From that radiating cosmic vision comes a deep sonorous reply:

”I am the mighty world destroying time”

 He doesn’t say much more. In the Gita, rather than the universal form speaking of His infinite greatness, it is Arjun who overawed, begins to describe Him. Wide eyed he calls out: ” You are the primal cause, abode of the universe, the imperishable, the being and the non-being, the primal god, the ancient one, the one who pervades the universe, the adorable, the greatest Guru and implores his forgiveness for his inadvertent transgressions and presumptuous behavior as a friend, asking the Lord to be compassionate ”as a father to a son, a friend to a friend and as a lover to his beloved”( not overawed enough to give up friendship and love).

 He admits that while he ”rejoices” at having seen what has never been seen before he is confounded with fear at what he is witnessing and can no longer bear to look upon such immense glory and fearful splendour and pleads that he would once again like to see his mortal friend. How very touching the melodramatic scene must have been.

 Thereupon the Great Lord, as it were, collapses in a moment the ‘Virat’ form with the brightness of a thousand suns resuming his mortal form of the Avatar, the gentle Krishna, touchingly consoling and comforting the terrified Arjun. The wonderful Arjun, quite like a Greek hero, courageous and righteous, rejoices on seeing his own familiar gentle friend Krishna once again.

The cosmic vision may appear weird to those not brought up in Hindu culture, but we must remember that it was explained in an indian scripture for an Indian audience over 2000 years ago.

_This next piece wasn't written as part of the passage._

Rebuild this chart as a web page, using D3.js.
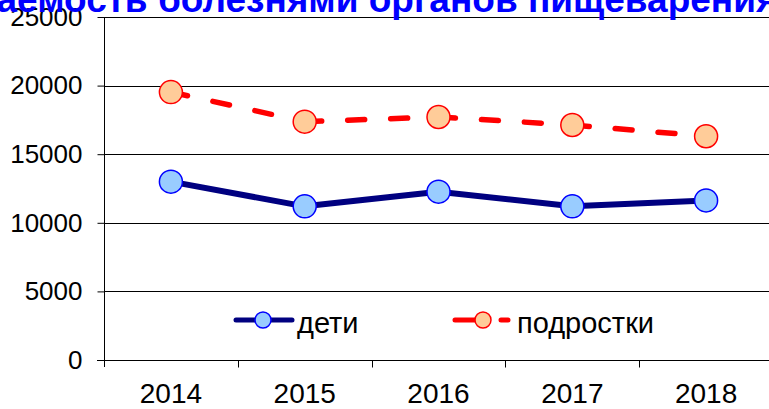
<!DOCTYPE html>
<html>
<head>
<meta charset="utf-8">
<script src="https://cdn.jsdelivr.net/npm/d3@7"></script>
<style>
  body { margin: 0; background: #fff; }
  text { font-family: "Liberation Sans", Arial, sans-serif; }
</style>
</head>
<body>
<div id="chart"></div>
<script>
// ---- data ----
var years = ["2014", "2015", "2016", "2017", "2018"];
var children = [13000, 11200, 12270, 11200, 11630];
var teens = [19530, 17370, 17710, 17130, 16310];
var yTicks = [0, 5000, 10000, 15000, 20000, 25000];
var titleFull = "Заболеваемость болезнями органов пищеварения";
var titleHidden = "Заболев";

var svgWidth = 769;
var svgHeight = 409;

var svg = d3.select("#chart").append("svg")
  .attr("width", svgWidth)
  .attr("height", svgHeight);

var plotLeft = 104, plotRight = 773, plotTop = 17, plotBottom = 360;

var x = d3.scaleBand().domain(years).range([plotLeft, plotRight]);
var y = d3.scaleLinear().domain([0, 25000]).range([plotBottom, plotTop]);
var cx = d => x(d) + x.bandwidth() / 2;

// gridlines
svg.append("g").selectAll("line")
  .data(yTicks.filter(d => d > 0))
  .enter().append("line")
  .attr("x1", plotLeft).attr("x2", svgWidth)
  .attr("y1", d => Math.round(y(d)) + 0.5)
  .attr("y2", d => Math.round(y(d)) + 0.5)
  .attr("stroke", "#000")
  .attr("stroke-width", 1);

// y axis
var yAxis = svg.append("g")
  .attr("transform", `translate(${plotLeft + 0.5},0)`)
  .call(d3.axisLeft(y).tickValues(yTicks).tickSize(7).tickPadding(15).tickFormat(d3.format("d")));
yAxis.select(".domain").remove();
yAxis.append("line").attr("x1", 0).attr("x2", 0).attr("y1", plotTop).attr("y2", plotBottom + 7).attr("stroke", "#000");
yAxis.selectAll("line").attr("stroke", "#000");
yAxis.selectAll("text")
  .attr("font-family", "Liberation Sans, Arial, sans-serif")
  .attr("font-size", 26)
  .attr("fill", "#000");

// x axis
var xAxis = svg.append("g")
  .attr("transform", `translate(0,${plotBottom + 0.5})`)
  .call(d3.axisBottom(x).tickSize(0).tickPadding(23));
xAxis.select(".domain").remove();
xAxis.append("line").attr("x1", plotLeft - 7).attr("x2", svgWidth).attr("y1", 0).attr("y2", 0).attr("stroke", "#000");
xAxis.selectAll(".bound")
  .data(years.slice(1))
  .enter().append("line")
  .attr("x1", d => Math.round(x(d)) + 0.5).attr("x2", d => Math.round(x(d)) + 0.5)
  .attr("y1", 0).attr("y2", 7)
  .attr("stroke", "#000");
xAxis.selectAll("text")
  .attr("font-family", "Liberation Sans, Arial, sans-serif")
  .attr("font-size", 28)
  .attr("fill", "#000");

// teens: dashed red, pattern restarts each segment
var teenPts = years.map((d, i) => [cx(d), y(teens[i])]);
var segs = d3.pairs(teenPts);
svg.append("g").selectAll("path")
  .data(segs)
  .enter().append("path")
  .attr("d", d => d3.line()(d))
  .attr("fill", "none")
  .attr("stroke", "#ff0000")
  .attr("stroke-width", 5.5)
  .attr("stroke-linecap", "round")
  .attr("stroke-dasharray", "17 26");

// children: solid navy
svg.append("path")
  .datum(children)
  .attr("d", d3.line().x((d, i) => cx(years[i])).y(d => y(d)))
  .attr("fill", "none")
  .attr("stroke", "#000080")
  .attr("stroke-width", 6)
  .attr("stroke-linejoin", "round");

svg.append("g").selectAll("circle")
  .data(teens)
  .enter().append("circle")
  .attr("cx", (d, i) => cx(years[i]))
  .attr("cy", d => y(d))
  .attr("r", 11.5)
  .attr("fill", "#ffcc99")
  .attr("stroke", "#ff0000")
  .attr("stroke-width", 1.5);

svg.append("g").selectAll("circle")
  .data(children)
  .enter().append("circle")
  .attr("cx", (d, i) => cx(years[i]))
  .attr("cy", d => y(d))
  .attr("r", 11.5)
  .attr("fill", "#99ccff")
  .attr("stroke", "#0000ff")
  .attr("stroke-width", 1.5);

// legend
var legend = svg.append("g");
legend.append("line").attr("x1", 236).attr("x2", 292).attr("y1", 320).attr("y2", 320)
  .attr("stroke", "#000080").attr("stroke-width", 5).attr("stroke-linecap", "round");
legend.append("circle").attr("cx", 263).attr("cy", 320).attr("r", 8)
  .attr("fill", "#99ccff").attr("stroke", "#0000ff").attr("stroke-width", 1.5);
legend.append("text").attr("x", 297).attr("y", 333).attr("font-size", 29).text("дети");

legend.append("line").attr("x1", 455).attr("x2", 508).attr("y1", 320).attr("y2", 320)
  .attr("stroke", "#ff0000").attr("stroke-width", 5).attr("stroke-linecap", "round")
  .attr("stroke-dasharray", "20 26");
legend.append("circle").attr("cx", 483).attr("cy", 320).attr("r", 8)
  .attr("fill", "#ffcc99").attr("stroke", "#ff0000").attr("stroke-width", 1.5);
legend.append("text").attr("x", 517).attr("y", 333).attr("font-size", 29).text("подростки");

// title (cut off at the top and sides, like the source)
var titleSize = 37;
var title = svg.append("text")
  .attr("y", 12)
  .attr("font-size", titleSize)
  .attr("font-weight", "bold")
  .attr("fill", "#0000ff")
  .text(titleFull);
var probe = svg.append("text").attr("font-size", titleSize).attr("font-weight", "bold").text(titleHidden);
var hiddenW = probe.node().getComputedTextLength();
probe.remove();
title.attr("x", -3 - hiddenW);
</script>
</body>
</html>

The vision would have been different, say like Michelangelo’s Last Judgement, painted at the Sistine Abbey, if a disciple of Christ had asked him the same question. In the Gita Krishna clarifies this in a simple verse:

‘In whatever way men seek me, in the same way do I carry out their desires, men pursue my path O Arjun, in many ways.

‘Whatever divine form any devotee with faith wishes to worship, the same faith in him I make unwavering.’

‘Endowed with that faith, he engages in the worship of that form and from it obtains his desires, which are actually ordained by Me.’